Mar 08, 2018 - The Jahan
As we cruised along the Mekong River near Chau Doc, a vibrant sunrise was a perfect way to start the day. We boarded local boats and headed directly to a floating market, where dozens of boats populated the Mekong. There we watched the morning come alive and learned how locals buy and sell produce from one boat to the next. Bananas, dragon fruit, chili peppers, and a host of other fruits and vegetables dangled from boats, large and small, all available for purchase.
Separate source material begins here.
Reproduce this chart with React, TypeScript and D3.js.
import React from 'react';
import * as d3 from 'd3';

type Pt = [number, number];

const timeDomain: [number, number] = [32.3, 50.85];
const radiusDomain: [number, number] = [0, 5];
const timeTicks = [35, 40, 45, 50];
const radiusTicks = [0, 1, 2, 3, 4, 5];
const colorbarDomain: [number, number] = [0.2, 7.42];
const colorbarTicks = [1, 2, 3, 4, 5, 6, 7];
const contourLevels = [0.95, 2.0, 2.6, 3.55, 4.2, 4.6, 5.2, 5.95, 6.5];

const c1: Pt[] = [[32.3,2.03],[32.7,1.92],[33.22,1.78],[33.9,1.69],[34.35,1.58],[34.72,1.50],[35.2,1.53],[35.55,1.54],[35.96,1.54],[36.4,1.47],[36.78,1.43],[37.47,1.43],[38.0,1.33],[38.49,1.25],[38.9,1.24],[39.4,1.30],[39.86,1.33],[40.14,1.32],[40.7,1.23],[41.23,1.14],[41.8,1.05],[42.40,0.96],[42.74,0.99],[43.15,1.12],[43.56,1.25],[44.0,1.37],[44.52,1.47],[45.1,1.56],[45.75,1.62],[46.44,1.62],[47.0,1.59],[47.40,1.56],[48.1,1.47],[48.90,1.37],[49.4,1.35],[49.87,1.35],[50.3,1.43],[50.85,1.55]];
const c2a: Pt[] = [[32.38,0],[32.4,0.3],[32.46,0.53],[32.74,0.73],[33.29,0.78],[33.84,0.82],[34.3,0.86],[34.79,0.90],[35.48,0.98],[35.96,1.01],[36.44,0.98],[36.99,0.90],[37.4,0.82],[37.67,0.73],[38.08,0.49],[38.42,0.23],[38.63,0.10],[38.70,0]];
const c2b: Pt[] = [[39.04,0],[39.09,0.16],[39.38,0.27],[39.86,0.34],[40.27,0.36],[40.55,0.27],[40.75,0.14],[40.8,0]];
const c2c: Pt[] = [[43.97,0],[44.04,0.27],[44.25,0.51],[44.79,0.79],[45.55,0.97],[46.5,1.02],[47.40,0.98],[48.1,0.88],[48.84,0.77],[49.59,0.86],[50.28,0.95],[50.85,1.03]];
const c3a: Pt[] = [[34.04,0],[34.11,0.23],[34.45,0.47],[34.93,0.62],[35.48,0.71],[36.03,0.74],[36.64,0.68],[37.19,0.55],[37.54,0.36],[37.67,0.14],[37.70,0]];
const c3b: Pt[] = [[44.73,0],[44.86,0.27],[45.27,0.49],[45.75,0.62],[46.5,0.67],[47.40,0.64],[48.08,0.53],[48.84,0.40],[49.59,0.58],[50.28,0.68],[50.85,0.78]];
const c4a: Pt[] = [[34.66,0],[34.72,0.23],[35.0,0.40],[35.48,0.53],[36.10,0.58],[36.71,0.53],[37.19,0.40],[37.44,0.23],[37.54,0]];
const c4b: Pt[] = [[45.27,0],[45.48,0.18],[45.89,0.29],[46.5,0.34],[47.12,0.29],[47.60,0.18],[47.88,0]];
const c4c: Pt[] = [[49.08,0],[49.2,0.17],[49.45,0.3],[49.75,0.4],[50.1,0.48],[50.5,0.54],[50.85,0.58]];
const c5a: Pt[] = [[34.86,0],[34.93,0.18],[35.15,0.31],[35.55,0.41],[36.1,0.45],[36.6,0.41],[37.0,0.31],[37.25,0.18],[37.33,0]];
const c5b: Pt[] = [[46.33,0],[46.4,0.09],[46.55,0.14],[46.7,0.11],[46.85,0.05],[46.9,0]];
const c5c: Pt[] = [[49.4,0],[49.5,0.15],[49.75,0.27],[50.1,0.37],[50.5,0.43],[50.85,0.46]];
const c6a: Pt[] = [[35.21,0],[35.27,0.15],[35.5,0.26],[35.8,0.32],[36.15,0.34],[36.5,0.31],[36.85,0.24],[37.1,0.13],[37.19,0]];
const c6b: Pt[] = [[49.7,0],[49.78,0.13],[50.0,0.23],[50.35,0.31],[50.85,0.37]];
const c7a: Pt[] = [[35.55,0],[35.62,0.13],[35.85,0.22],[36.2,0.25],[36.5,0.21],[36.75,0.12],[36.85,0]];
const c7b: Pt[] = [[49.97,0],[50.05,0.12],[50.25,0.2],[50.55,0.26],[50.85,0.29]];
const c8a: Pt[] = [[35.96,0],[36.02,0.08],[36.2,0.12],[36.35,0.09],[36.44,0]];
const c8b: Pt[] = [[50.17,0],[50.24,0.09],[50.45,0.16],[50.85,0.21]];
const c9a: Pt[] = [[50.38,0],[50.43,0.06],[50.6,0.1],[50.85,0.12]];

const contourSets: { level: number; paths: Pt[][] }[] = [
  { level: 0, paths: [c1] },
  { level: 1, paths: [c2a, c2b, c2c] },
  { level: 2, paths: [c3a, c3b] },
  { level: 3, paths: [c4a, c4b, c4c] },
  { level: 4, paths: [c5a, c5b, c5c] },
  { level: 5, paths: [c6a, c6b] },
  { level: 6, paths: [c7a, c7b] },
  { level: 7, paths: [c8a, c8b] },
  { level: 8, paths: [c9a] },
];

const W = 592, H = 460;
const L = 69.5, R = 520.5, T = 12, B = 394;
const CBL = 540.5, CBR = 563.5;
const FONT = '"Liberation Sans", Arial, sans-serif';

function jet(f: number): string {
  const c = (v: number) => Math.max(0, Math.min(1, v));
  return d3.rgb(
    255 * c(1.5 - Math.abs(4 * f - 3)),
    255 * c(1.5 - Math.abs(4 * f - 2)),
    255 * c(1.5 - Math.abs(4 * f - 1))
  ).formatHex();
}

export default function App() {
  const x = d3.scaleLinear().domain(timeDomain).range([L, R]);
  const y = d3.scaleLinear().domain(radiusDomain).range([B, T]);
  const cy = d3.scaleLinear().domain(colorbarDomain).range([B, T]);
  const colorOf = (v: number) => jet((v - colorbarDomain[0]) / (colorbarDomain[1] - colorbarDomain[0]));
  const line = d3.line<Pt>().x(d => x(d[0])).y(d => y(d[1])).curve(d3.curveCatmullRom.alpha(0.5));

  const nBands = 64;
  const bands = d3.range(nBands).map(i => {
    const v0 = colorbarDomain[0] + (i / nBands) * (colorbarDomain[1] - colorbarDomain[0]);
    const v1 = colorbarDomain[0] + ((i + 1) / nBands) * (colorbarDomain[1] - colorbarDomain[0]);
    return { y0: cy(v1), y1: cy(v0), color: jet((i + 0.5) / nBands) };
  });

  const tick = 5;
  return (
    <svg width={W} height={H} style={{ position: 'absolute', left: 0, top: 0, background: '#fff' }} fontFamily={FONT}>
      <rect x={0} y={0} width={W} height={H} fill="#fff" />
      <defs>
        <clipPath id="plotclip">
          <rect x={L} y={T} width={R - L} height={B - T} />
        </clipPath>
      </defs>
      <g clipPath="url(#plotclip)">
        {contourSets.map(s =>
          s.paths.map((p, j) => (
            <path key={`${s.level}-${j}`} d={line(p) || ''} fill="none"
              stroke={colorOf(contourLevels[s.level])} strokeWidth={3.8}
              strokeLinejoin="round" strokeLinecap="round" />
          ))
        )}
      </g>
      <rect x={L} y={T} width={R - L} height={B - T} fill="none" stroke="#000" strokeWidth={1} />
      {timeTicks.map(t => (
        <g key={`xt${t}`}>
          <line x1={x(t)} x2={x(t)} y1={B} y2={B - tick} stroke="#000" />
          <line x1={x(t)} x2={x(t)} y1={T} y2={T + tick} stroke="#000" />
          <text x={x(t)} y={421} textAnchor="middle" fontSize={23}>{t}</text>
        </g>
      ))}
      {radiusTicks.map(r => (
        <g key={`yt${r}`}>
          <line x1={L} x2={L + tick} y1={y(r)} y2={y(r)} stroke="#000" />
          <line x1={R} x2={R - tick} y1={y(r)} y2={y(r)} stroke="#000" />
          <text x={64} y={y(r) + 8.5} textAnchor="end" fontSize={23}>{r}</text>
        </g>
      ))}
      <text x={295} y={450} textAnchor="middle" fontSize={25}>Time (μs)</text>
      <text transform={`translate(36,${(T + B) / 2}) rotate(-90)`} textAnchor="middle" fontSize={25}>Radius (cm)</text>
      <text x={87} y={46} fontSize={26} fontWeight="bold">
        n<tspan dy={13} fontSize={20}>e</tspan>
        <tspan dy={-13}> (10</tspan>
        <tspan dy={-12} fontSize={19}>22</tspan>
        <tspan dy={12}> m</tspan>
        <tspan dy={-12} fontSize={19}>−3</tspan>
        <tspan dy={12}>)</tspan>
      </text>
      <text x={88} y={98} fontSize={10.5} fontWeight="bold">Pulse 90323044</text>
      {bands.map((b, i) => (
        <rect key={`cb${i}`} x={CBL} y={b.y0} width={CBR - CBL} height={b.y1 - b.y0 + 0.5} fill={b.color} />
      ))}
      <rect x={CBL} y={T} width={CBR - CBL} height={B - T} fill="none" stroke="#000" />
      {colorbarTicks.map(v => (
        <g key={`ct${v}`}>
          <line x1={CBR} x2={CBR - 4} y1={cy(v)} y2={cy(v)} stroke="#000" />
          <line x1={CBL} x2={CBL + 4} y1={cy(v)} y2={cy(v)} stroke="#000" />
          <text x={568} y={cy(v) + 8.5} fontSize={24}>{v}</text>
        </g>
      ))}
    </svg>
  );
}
We continued along the waterway and stopped at a floating fish farm to see how people feed and raise fish until they are large enough to sell at market.
Our local boats then dropped us ashore, and we had an opportunity to try another unique form of transportation – this time, trishaws (a bicycle pulling a two-wheeled cart). After an orientation of the city, we walked through a bustling and colorful market teeming with fruits, vegetables, fresh fish and meats. The sights, sounds and smells loaded the senses, and the activities and people were a photographer’s dream to capture.
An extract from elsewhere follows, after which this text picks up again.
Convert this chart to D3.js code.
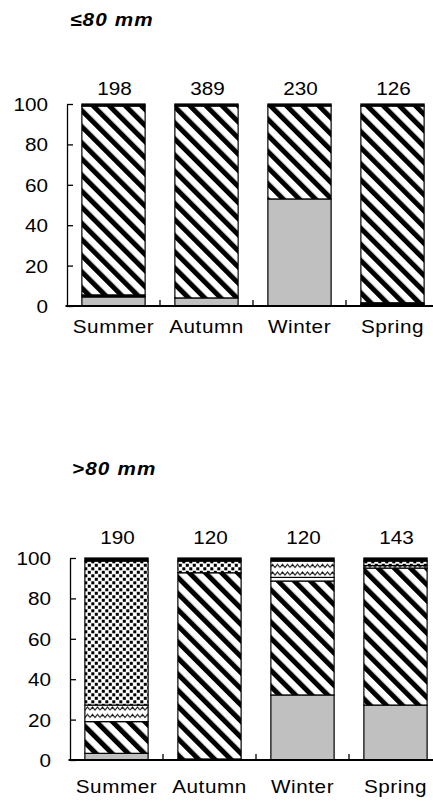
<!DOCTYPE html>
<html><head><meta charset="utf-8">
<script src="https://cdn.jsdelivr.net/npm/d3@7"></script>
<style>
body{margin:0;background:#fff}
svg{display:block}
text{font-family:"Liberation Sans",Arial,Helvetica,sans-serif;fill:#000}
</style>
</head><body>
<svg id="chart" width="433" height="802"></svg>
<script>
// ---------- data ----------
const seasons = ["Summer", "Autumn", "Winter", "Spring"];
const seriesKeys = ["grey", "black", "hatch", "blank", "wave", "dots", "top"];
const yTicks = [0, 20, 40, 60, 80, 100];

const smallTitle = "≤80 mm";
const smallN     = [198, 389, 230, 126];
const smallGrey  = [4.5, 4, 53, 0.8];
const smallBlack = [1, 0, 0, 0.8];
const smallHatch = [93.5, 95, 46, 97.4];
const smallBlank = [0, 0, 0, 0];
const smallWave  = [0, 0, 0, 0];
const smallDots  = [0, 0, 0, 0];
const smallTop   = [1, 1, 1, 1];

const largeTitle = ">80 mm";
const largeN     = [190, 120, 120, 143];
const largeGrey  = [3.3, 0.5, 32.2, 27.2];
const largeBlack = [0, 0, 0, 0];
const largeHatch = [15.7, 92.2, 56.4, 67.8];
const largeBlank = [0, 0, 1.8, 0];
const largeWave  = [8.2, 0, 8.1, 1.3];
const largeDots  = [71.3, 5.8, 0, 2.2];
const largeTop   = [1.5, 1.5, 1.5, 1.5];

// ---------- drawing ----------
const svg = d3.select("#chart");
const defs = svg.append("defs");
const FS = 18;
const SX = 1.15;   // horizontal glyph stretch seen in the reference

// diagonal hatch "\\\"
const ph = defs.append("pattern").attr("id", "p-hatch")
  .attr("patternUnits", "userSpaceOnUse").attr("width", 11.4).attr("height", 11.4)
  .attr("patternTransform", "rotate(-45)");
ph.append("rect").attr("width", 11.4).attr("height", 11.4).attr("fill", "#fff");
ph.append("rect").attr("width", 5).attr("height", 11.4).attr("fill", "#000");

// wavy lines
const pw = defs.append("pattern").attr("id", "p-wave")
  .attr("patternUnits", "userSpaceOnUse").attr("width", 10).attr("height", 7.5);
pw.append("rect").attr("width", 10).attr("height", 7.5).attr("fill", "#fff");
pw.append("path").attr("d", "M0,5 L2.5,2 L5,5 L7.5,2 L10,5")
  .attr("fill", "none").attr("stroke", "#000").attr("stroke-width", 1);

// square dots
const pd = defs.append("pattern").attr("id", "p-dots")
  .attr("patternUnits", "userSpaceOnUse").attr("width", 7).attr("height", 7);
pd.append("rect").attr("width", 7).attr("height", 7).attr("fill", "#fff");
pd.append("rect").attr("x", 0.3).attr("y", 0.3).attr("width", 3).attr("height", 3).attr("fill", "#000");
pd.append("rect").attr("x", 3.8).attr("y", 3.8).attr("width", 3).attr("height", 3).attr("fill", "#000");

const fills = {
  grey: "#c0c0c0", black: "#000", hatch: "url(#p-hatch)", blank: "#fff",
  wave: "url(#p-wave)", dots: "url(#p-dots)", top: "#000"
};

function panel(cfg) {
  const rows = seasons.map((s, i) => {
    const o = { season: s, n: cfg.n[i] };
    seriesKeys.forEach((k, j) => { o[k] = cfg.series[j][i]; });
    return o;
  });
  const g = svg.append("g");
  const y = d3.scaleLinear().domain([0, 100]).range([cfg.y0, cfg.y100]);
  const xb = d3.scaleBand().domain(seasons).range([cfg.left, cfg.right]).padding(0);
  const x = d3.scaleBand().domain(seasons).range([cfg.left, cfg.right])
    .paddingInner(0.32).paddingOuter(0.16);

  // title
  g.append("text").attr("transform", `translate(${cfg.titleX},${cfg.titleY}) scale(${SX},1)`)
    .attr("font-size", FS).attr("font-weight", "bold").attr("font-style", "italic")
    .attr("letter-spacing", 1).text(cfg.title);

  // stacked bars
  const stacked = d3.stack().keys(seriesKeys)(rows);
  g.append("g").selectAll("g").data(stacked).join("g")
    .attr("fill", d => fills[d.key])
    .selectAll("rect").data(d => d.filter(p => p[1] - p[0] > 0)).join("rect")
    .attr("x", d => x(d.data.season))
    .attr("width", x.bandwidth())
    .attr("y", d => y(d[1]))
    .attr("height", d => y(d[0]) - y(d[1]))
    .attr("stroke", "#000").attr("stroke-width", 1.2);

  // y axis
  const ya = g.append("g").attr("transform", `translate(${cfg.left},0)`)
    .call(d3.axisLeft(y).tickValues(yTicks).tickSizeInner(-6).tickSizeOuter(0).tickPadding(16.5));
  ya.select(".domain").attr("stroke-width", 1.3);
  ya.selectAll(".tick line").attr("stroke-width", 1.3);
  ya.selectAll("text").attr("font-size", FS).attr("font-family", null)
    .attr("dy", "0.36em").attr("transform", `scale(${SX},1)`);

  // x axis
  const xa = g.append("g").attr("transform", `translate(0,${cfg.y0})`)
    .call(d3.axisBottom(xb).tickSize(0).tickPadding(0));
  xa.select(".domain").attr("stroke-width", 2).attr("d", `M${cfg.left - 1.5},0H${cfg.right}`);
  xa.selectAll("text").attr("font-size", FS).attr("font-family", null)
    .attr("letter-spacing", 0.5).attr("dy", null).attr("y", cfg.catDy)
    .attr("transform", `scale(${SX},1)`);
  xa.selectAll(".bnd").data(seasons.slice(1)).join("line").attr("class", "bnd")
    .attr("x1", d => xb(d)).attr("x2", d => xb(d)).attr("y1", 0).attr("y2", -6)
    .attr("stroke", "#000").attr("stroke-width", 1.3);

  // n labels
  g.append("g").selectAll("text").data(rows).join("text")
    .attr("transform", d => `translate(${x(d.season) + x.bandwidth() / 2 + 1},${cfg.nY}) scale(${SX},1)`)
    .attr("text-anchor", "middle").attr("font-size", FS)
    .text(d => d.n);
}

panel({
  title: smallTitle, n: smallN,
  series: [smallGrey, smallBlack, smallHatch, smallBlank, smallWave, smallDots, smallTop],
  left: 67, right: 439, y0: 306, y100: 104,
  titleX: 70, titleY: 26, nY: 95, catDy: 27
});
panel({
  title: largeTitle, n: largeN,
  series: [largeGrey, largeBlack, largeHatch, largeBlank, largeWave, largeDots, largeTop],
  left: 70, right: 442, y0: 760, y100: 558,
  titleX: 72, titleY: 475, nY: 544, catDy: 33
});
</script>
</body></html>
Back aboard Jahan, guests joined our naturalist, Martin Cohen, for an in-depth discussion about the Mekong River and the threats posed by infrastructure and upstream dam construction. And after lunch, our cultural specialist, David Brotherson, shared his insight about how the Cambodian and Vietnamese cultures, while they are neighbors, are extremely distinct. Between the presentations, we had a lovely opportunity to relax on deck, have a cool drink, and take in the beautiful scenery as we cruised to our next destination.
Later in the afternoon, we visited My An Hung village and explored a family’s farm and residence. We meandered through a chili field and learned how farmers harvest their crops and manage the planting season and floods throughout the year. The family then performed for us with local instruments and offered a wide variety of fresh fruits to sample that are grown throughout the local farms. Those guests who were brave enough also had a chance to traverse a “monkey bridge” – a wooden single plank bridge usually supported by bamboo – that spanned a small canal on the farm.
Following this amazing cultural experience, we had time to relax on deck and take in another glorious sunset as we continued our journey down the Mekong River.